I have a scenario in analytics where I want to calculate least performing 20 outlets out of 1000+ outlets where performance = transactionCount/ VisitCount
per month at an outlet.
Mappings are,
{
"CustomerVisit": {
"properties": {
"outlet": {
"type": "string",
"index": "not_analyzed"
},
"customerName": {
"type": "string",
"index": "not_analyzed"
},
"visitMonth": {
"type": "Date"
},
"visit": {
"type": "nested",
"properties": {
"visitStatus": {
"type": "long"
},
"transactionStatus": {
"type": "long"
},
"remarks": {
"type": "string",
"index": "not_analyzed"
}
}
}
}
}
}
Now, What I want is aggregate in such a way that gives me 20 outlets out of 1000+ sorted by ratio of aggregation of visitStatus to aggregation of transactionStatus.
I couldn't find a way to solve it using aggs
, I don't know if script could be implemented here.
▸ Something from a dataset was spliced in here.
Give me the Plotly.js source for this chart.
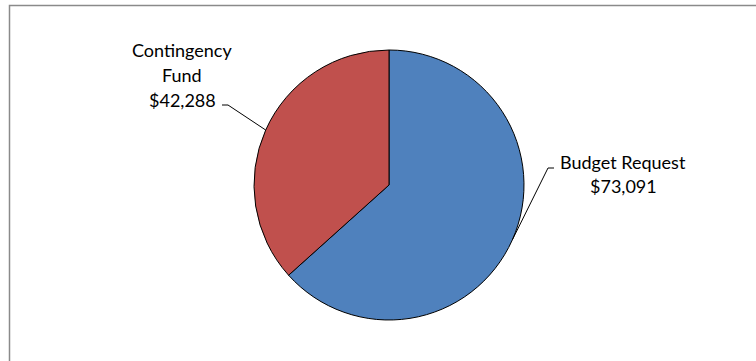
<!DOCTYPE html>
<html>
<head>
<meta charset="utf-8">
<script src="https://cdn.plot.ly/plotly-3.0.1.min.js"></script>
<style>html,body{margin:0;padding:0;background:#fff;}#chart{width:756px;height:361px;}</style>
</head>
<body>
<div id="chart"></div>
<script>
const labels = ["Budget Request", "Contingency Fund"];
const values = [73091, 42288];
const valueText = ["$73,091", "$42,288"];
const colors = ["#4F81BD", "#C0504D"];

const W = 756, H = 361;
const cx = 389, cy = 185, R = 135;
const domain = {
  x: [(cx - R) / W, (cx + R) / W],
  y: [1 - (cy + R) / H, 1 - (cy - R) / H]
};

// midpoint angles of slices (clockwise from 12 o'clock)
const total = values.reduce((a, b) => a + b, 0);
let acc = 0;
const mids = values.map(v => { const m = (acc + v / 2) / total * 2 * Math.PI; acc += v; return m; });
const edge = mids.map(a => [cx + R * Math.sin(a), cy - R * Math.cos(a)]);

function px(x) { return x / W; }
function py(y) { return 1 - y / H; }

// label layout: elbow/end of leader line, label center x, first line center y, line spacing
const leaders = [
  { elbow: [548, 168], end: [554, 168], lines: ["Budget Request", valueText[0]], lx: 623, ly: 162, dy: 24 },
  { elbow: [228, 105], end: [222, 105], lines: ["Contingency", "Fund", valueText[1]], lx: 182, ly: 50, dy: 25 }
];

const shapes = [{
  type: "rect", xref: "paper", yref: "paper",
  x0: px(9.5), x1: 1.05, y0: -0.05, y1: py(5.5),
  line: { color: "#8a8a8a", width: 1.5 }, fillcolor: "rgba(0,0,0,0)"
}];
const annotations = [];
leaders.forEach((l, i) => {
  const p = edge[i];
  shapes.push({
    type: "path", xref: "paper", yref: "paper",
    path: `M ${px(p[0])} ${py(p[1])} L ${px(l.elbow[0])} ${py(l.elbow[1])} L ${px(l.end[0])} ${py(l.end[1])}`,
    line: { color: "#000", width: 1 }
  });
  l.lines.forEach((t, k) => {
    annotations.push({
      xref: "paper", yref: "paper", x: px(l.lx), y: py(l.ly + k * l.dy),
      xanchor: "center", yanchor: "middle", align: "center",
      text: t, showarrow: false,
      font: { family: "Lato, 'Open Sans', sans-serif", size: 18, color: "#000" }
    });
  });
});

const data = [{
  type: "pie",
  labels: labels,
  values: values,
  marker: { colors: colors, line: { color: "#000", width: 1 } },
  sort: false,
  direction: "clockwise",
  rotation: 0,
  textinfo: "none",
  hoverinfo: "none",
  domain: domain,
  showlegend: false
}];

const layout = {
  width: W, height: H,
  margin: { l: 0, r: 0, t: 0, b: 0 },
  paper_bgcolor: "#fff",
  showlegend: false,
  shapes: shapes,
  annotations: annotations
};

Plotly.newPlot("chart", data, layout, { displayModeBar: false, staticPlot: true });
</script>
</body>
</html>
The rough solution I was about to implement was
- aggregate by least transactionCount, get 20 buckets(with outlet names/counts) [one query executed]
aggregate by visitCount for above 20 outlets [another query]
divide count1 by count2 to get ratio
But this would never give me right result, because I'm sorting by least transactions not ratio of transactions/visits.